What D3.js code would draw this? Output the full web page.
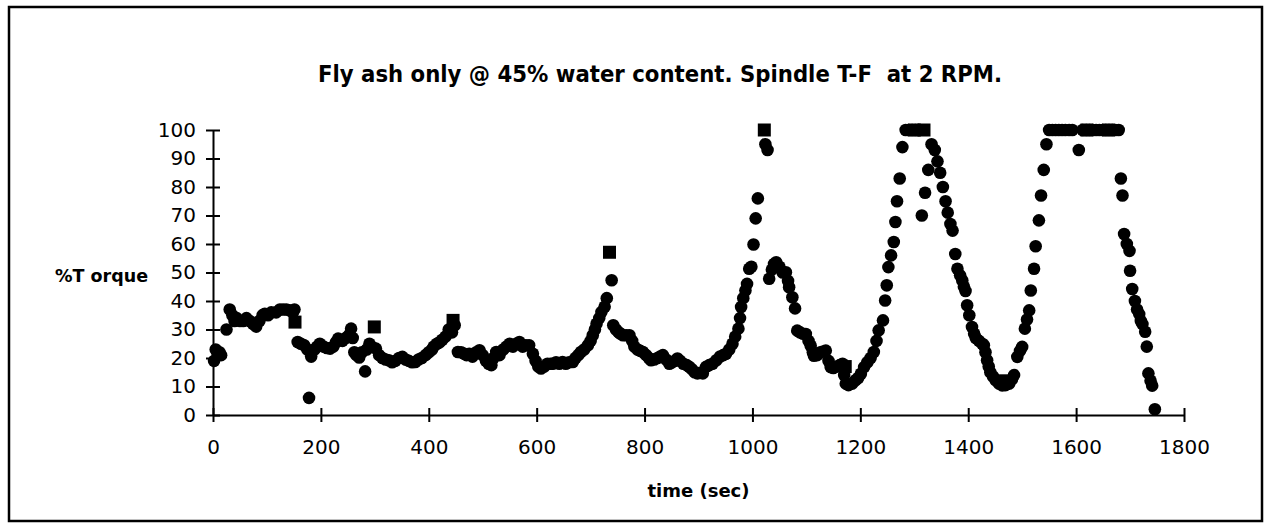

* * *

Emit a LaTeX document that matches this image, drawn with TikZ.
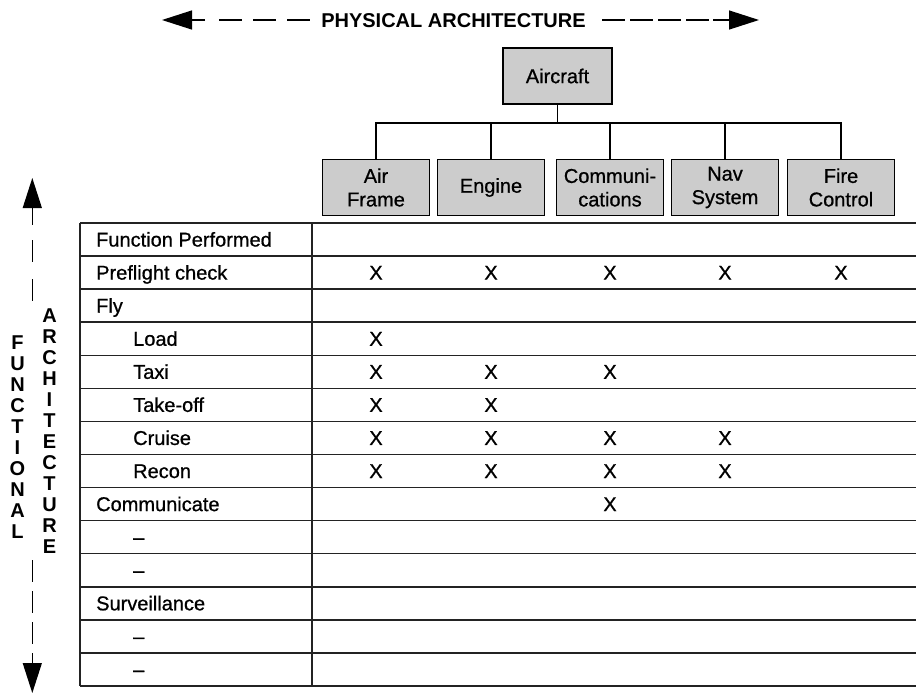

==

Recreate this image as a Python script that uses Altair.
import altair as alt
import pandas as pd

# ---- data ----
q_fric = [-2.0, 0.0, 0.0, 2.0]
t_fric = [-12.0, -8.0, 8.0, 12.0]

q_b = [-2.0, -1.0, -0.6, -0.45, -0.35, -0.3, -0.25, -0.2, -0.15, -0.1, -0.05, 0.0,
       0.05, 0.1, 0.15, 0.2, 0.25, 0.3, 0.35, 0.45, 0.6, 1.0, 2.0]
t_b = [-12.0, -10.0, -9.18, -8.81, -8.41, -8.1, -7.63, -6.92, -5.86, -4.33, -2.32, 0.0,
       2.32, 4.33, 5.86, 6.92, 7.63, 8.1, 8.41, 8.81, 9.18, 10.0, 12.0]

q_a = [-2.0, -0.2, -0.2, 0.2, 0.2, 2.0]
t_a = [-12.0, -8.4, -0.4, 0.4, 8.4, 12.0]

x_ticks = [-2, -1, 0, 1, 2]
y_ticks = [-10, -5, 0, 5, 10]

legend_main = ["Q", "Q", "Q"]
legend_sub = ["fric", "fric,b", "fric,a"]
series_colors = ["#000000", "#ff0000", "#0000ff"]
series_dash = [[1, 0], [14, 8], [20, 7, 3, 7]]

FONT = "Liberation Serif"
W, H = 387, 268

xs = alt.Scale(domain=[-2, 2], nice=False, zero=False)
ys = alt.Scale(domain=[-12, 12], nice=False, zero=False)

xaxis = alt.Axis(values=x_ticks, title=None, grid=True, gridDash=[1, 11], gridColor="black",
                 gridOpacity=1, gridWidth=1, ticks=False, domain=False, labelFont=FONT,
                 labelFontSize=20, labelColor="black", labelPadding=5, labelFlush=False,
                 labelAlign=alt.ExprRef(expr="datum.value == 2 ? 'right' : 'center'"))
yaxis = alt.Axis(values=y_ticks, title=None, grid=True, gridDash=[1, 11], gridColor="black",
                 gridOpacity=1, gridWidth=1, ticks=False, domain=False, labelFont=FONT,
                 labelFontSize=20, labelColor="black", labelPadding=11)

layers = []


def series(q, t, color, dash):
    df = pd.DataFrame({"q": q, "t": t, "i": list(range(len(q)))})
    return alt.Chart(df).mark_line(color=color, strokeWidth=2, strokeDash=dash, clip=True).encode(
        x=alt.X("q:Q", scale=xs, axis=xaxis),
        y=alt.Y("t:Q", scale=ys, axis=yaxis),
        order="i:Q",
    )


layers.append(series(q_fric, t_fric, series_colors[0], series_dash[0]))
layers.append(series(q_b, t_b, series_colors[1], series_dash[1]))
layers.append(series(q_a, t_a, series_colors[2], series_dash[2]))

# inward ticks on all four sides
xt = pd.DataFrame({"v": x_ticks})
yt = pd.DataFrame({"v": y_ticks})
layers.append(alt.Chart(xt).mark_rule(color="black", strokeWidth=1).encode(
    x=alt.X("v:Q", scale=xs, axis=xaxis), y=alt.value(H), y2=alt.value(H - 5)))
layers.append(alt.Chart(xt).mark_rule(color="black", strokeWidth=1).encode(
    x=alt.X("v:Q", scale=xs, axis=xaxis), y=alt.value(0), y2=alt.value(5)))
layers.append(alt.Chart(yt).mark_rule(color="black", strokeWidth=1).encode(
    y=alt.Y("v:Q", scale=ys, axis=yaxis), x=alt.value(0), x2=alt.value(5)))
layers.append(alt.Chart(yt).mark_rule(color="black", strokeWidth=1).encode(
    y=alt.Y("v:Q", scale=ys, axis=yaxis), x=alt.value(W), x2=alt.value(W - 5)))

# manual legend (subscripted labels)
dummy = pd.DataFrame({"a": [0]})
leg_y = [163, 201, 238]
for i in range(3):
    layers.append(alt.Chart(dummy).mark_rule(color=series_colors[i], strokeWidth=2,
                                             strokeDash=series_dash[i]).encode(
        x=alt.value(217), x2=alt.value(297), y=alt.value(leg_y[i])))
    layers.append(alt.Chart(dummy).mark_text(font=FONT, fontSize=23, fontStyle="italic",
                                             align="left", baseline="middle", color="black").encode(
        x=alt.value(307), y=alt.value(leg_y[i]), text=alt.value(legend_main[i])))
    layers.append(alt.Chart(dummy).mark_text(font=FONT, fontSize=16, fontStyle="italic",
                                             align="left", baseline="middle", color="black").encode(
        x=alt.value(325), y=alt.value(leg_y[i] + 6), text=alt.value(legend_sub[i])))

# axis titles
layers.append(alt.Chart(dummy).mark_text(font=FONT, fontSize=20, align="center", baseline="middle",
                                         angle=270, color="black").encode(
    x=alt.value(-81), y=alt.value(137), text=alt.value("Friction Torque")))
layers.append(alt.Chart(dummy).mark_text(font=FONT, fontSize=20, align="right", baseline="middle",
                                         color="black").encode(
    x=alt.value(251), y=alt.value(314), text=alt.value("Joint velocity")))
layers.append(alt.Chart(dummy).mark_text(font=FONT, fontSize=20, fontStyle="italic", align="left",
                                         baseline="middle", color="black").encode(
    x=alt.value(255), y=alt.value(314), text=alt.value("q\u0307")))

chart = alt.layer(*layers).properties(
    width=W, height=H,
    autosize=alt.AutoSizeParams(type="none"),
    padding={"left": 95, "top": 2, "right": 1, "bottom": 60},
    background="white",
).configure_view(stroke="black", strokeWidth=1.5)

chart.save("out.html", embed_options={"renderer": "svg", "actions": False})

■ **REQUEST**
Above are some lines. Repeat exactly, and only, those from the line that has "Recreate this image" through the line that has "2.32, 4.33, 5.86, 6.92, 7.63, 8.1, 8.41, 8.81, 9.18, 10.0, 12.0]".

■ **TASK SOLUTION**
Recreate this image as a Python script that uses Altair.
import altair as alt
import pandas as pd

# ---- data ----
q_fric = [-2.0, 0.0, 0.0, 2.0]
t_fric = [-12.0, -8.0, 8.0, 12.0]

q_b = [-2.0, -1.0, -0.6, -0.45, -0.35, -0.3, -0.25, -0.2, -0.15, -0.1, -0.05, 0.0,
       0.05, 0.1, 0.15, 0.2, 0.25, 0.3, 0.35, 0.45, 0.6, 1.0, 2.0]
t_b = [-12.0, -10.0, -9.18, -8.81, -8.41, -8.1, -7.63, -6.92, -5.86, -4.33, -2.32, 0.0,
       2.32, 4.33, 5.86, 6.92, 7.63, 8.1, 8.41, 8.81, 9.18, 10.0, 12.0]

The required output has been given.